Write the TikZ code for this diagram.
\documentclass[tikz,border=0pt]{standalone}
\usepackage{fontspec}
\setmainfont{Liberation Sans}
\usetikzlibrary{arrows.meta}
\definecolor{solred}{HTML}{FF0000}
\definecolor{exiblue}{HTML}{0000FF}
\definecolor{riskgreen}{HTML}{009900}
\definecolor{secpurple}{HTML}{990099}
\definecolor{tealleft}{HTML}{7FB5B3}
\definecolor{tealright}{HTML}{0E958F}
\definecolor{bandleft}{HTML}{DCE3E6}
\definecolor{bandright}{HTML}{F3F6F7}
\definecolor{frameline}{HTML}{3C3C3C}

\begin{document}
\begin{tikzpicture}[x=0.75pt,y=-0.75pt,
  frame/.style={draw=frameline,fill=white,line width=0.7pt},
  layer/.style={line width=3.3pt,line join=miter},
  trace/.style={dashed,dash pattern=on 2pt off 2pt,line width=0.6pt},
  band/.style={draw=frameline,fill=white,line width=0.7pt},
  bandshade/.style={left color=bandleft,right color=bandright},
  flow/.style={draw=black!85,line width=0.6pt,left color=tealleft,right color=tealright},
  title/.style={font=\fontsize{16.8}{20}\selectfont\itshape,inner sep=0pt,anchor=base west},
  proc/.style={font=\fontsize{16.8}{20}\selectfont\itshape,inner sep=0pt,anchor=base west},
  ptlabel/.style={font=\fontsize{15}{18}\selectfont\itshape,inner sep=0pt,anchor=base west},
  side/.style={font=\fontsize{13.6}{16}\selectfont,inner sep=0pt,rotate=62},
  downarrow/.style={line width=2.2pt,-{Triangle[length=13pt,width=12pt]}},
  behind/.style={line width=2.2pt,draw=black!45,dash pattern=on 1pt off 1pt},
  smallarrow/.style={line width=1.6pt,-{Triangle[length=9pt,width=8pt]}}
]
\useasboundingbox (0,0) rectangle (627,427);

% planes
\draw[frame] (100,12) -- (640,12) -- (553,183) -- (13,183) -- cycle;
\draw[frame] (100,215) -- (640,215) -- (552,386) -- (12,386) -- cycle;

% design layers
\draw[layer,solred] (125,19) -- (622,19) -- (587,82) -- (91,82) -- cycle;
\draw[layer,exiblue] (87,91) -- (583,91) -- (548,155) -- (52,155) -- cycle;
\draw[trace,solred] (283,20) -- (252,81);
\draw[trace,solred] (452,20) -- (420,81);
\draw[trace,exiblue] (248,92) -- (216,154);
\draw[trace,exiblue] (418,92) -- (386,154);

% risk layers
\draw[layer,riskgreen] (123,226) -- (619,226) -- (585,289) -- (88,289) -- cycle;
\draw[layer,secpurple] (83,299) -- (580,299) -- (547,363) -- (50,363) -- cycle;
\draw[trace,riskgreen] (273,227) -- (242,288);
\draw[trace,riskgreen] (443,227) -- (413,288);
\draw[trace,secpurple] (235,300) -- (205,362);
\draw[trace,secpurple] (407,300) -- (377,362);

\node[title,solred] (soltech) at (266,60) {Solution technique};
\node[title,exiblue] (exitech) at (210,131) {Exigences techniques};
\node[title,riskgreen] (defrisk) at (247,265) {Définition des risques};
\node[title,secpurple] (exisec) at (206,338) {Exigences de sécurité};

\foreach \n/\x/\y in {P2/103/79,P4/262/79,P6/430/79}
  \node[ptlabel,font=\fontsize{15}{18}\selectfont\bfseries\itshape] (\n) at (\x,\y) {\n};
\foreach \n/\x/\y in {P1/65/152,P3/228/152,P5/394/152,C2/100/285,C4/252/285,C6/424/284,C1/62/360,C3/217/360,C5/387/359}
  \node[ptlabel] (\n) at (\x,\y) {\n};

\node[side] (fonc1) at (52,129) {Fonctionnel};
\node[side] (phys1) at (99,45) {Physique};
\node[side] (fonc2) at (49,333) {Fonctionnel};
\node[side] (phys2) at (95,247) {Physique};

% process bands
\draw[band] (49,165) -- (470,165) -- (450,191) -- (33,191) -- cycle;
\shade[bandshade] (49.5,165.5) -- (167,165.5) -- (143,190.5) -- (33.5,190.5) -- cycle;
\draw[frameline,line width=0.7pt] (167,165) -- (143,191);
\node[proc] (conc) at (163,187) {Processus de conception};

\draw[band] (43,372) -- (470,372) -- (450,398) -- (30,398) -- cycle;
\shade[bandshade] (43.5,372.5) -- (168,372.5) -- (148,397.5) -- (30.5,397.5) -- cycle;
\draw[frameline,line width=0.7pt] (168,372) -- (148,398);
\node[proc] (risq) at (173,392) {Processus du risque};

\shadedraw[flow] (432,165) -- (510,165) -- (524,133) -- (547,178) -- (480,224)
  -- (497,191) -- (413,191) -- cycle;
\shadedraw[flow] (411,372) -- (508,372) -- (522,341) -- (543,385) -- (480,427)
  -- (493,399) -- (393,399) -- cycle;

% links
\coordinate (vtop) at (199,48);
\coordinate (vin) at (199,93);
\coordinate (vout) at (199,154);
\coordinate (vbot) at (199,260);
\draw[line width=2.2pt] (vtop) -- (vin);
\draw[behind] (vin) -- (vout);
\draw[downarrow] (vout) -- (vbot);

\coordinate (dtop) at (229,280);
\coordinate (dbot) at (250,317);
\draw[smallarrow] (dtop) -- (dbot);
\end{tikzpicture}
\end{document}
----
Set out the complete listing exactly as shown.

Write the TikZ code for this diagram.
\documentclass[tikz,border=0pt]{standalone}
\usepackage{fontspec}
\setmainfont{Liberation Sans}
\usetikzlibrary{arrows.meta}
\definecolor{solred}{HTML}{FF0000}
\definecolor{exiblue}{HTML}{0000FF}
\definecolor{riskgreen}{HTML}{009900}
\definecolor{secpurple}{HTML}{990099}
\definecolor{tealleft}{HTML}{7FB5B3}
\definecolor{tealright}{HTML}{0E958F}
\definecolor{bandleft}{HTML}{DCE3E6}
\definecolor{bandright}{HTML}{F3F6F7}
\definecolor{frameline}{HTML}{3C3C3C}

\begin{document}
\begin{tikzpicture}[x=0.75pt,y=-0.75pt,
  frame/.style={draw=frameline,fill=white,line width=0.7pt},
  layer/.style={line width=3.3pt,line join=miter},
  trace/.style={dashed,dash pattern=on 2pt off 2pt,line width=0.6pt},
  band/.style={draw=frameline,fill=white,line width=0.7pt},
  bandshade/.style={left color=bandleft,right color=bandright},
  flow/.style={draw=black!85,line width=0.6pt,left color=tealleft,right color=tealright},
  title/.style={font=\fontsize{16.8}{20}\selectfont\itshape,inner sep=0pt,anchor=base west},
  proc/.style={font=\fontsize{16.8}{20}\selectfont\itshape,inner sep=0pt,anchor=base west},
  ptlabel/.style={font=\fontsize{15}{18}\selectfont\itshape,inner sep=0pt,anchor=base west},
  side/.style={font=\fontsize{13.6}{16}\selectfont,inner sep=0pt,rotate=62},
  downarrow/.style={line width=2.2pt,-{Triangle[length=13pt,width=12pt]}},
  behind/.style={line width=2.2pt,draw=black!45,dash pattern=on 1pt off 1pt},
  smallarrow/.style={line width=1.6pt,-{Triangle[length=9pt,width=8pt]}}
]
\useasboundingbox (0,0) rectangle (627,427);

% planes
\draw[frame] (100,12) -- (640,12) -- (553,183) -- (13,183) -- cycle;
\draw[frame] (100,215) -- (640,215) -- (552,386) -- (12,386) -- cycle;

% design layers
\draw[layer,solred] (125,19) -- (622,19) -- (587,82) -- (91,82) -- cycle;
\draw[layer,exiblue] (87,91) -- (583,91) -- (548,155) -- (52,155) -- cycle;
\draw[trace,solred] (283,20) -- (252,81);
\draw[trace,solred] (452,20) -- (420,81);
\draw[trace,exiblue] (248,92) -- (216,154);
\draw[trace,exiblue] (418,92) -- (386,154);

% risk layers
\draw[layer,riskgreen] (123,226) -- (619,226) -- (585,289) -- (88,289) -- cycle;
\draw[layer,secpurple] (83,299) -- (580,299) -- (547,363) -- (50,363) -- cycle;
\draw[trace,riskgreen] (273,227) -- (242,288);
\draw[trace,riskgreen] (443,227) -- (413,288);
\draw[trace,secpurple] (235,300) -- (205,362);
\draw[trace,secpurple] (407,300) -- (377,362);

\node[title,solred] (soltech) at (266,60) {Solution technique};
\node[title,exiblue] (exitech) at (210,131) {Exigences techniques};
\node[title,riskgreen] (defrisk) at (247,265) {Définition des risques};
\node[title,secpurple] (exisec) at (206,338) {Exigences de sécurité};

\foreach \n/\x/\y in {P2/103/79,P4/262/79,P6/430/79}
  \node[ptlabel,font=\fontsize{15}{18}\selectfont\bfseries\itshape] (\n) at (\x,\y) {\n};
\foreach \n/\x/\y in {P1/65/152,P3/228/152,P5/394/152,C2/100/285,C4/252/285,C6/424/284,C1/62/360,C3/217/360,C5/387/359}
  \node[ptlabel] (\n) at (\x,\y) {\n};

\node[side] (fonc1) at (52,129) {Fonctionnel};
\node[side] (phys1) at (99,45) {Physique};
\node[side] (fonc2) at (49,333) {Fonctionnel};
\node[side] (phys2) at (95,247) {Physique};

% process bands
\draw[band] (49,165) -- (470,165) -- (450,191) -- (33,191) -- cycle;
\shade[bandshade] (49.5,165.5) -- (167,165.5) -- (143,190.5) -- (33.5,190.5) -- cycle;
\draw[frameline,line width=0.7pt] (167,165) -- (143,191);
\node[proc] (conc) at (163,187) {Processus de conception};

\draw[band] (43,372) -- (470,372) -- (450,398) -- (30,398) -- cycle;
\shade[bandshade] (43.5,372.5) -- (168,372.5) -- (148,397.5) -- (30.5,397.5) -- cycle;
\draw[frameline,line width=0.7pt] (168,372) -- (148,398);
\node[proc] (risq) at (173,392) {Processus du risque};

\shadedraw[flow] (432,165) -- (510,165) -- (524,133) -- (547,178) -- (480,224)
  -- (497,191) -- (413,191) -- cycle;
\shadedraw[flow] (411,372) -- (508,372) -- (522,341) -- (543,385) -- (480,427)
  -- (493,399) -- (393,399) -- cycle;

% links
\coordinate (vtop) at (199,48);
\coordinate (vin) at (199,93);
\coordinate (vout) at (199,154);
\coordinate (vbot) at (199,260);
\draw[line width=2.2pt] (vtop) -- (vin);
\draw[behind] (vin) -- (vout);
\draw[downarrow] (vout) -- (vbot);

\coordinate (dtop) at (229,280);
\coordinate (dbot) at (250,317);
\draw[smallarrow] (dtop) -- (dbot);
\end{tikzpicture}
\end{document}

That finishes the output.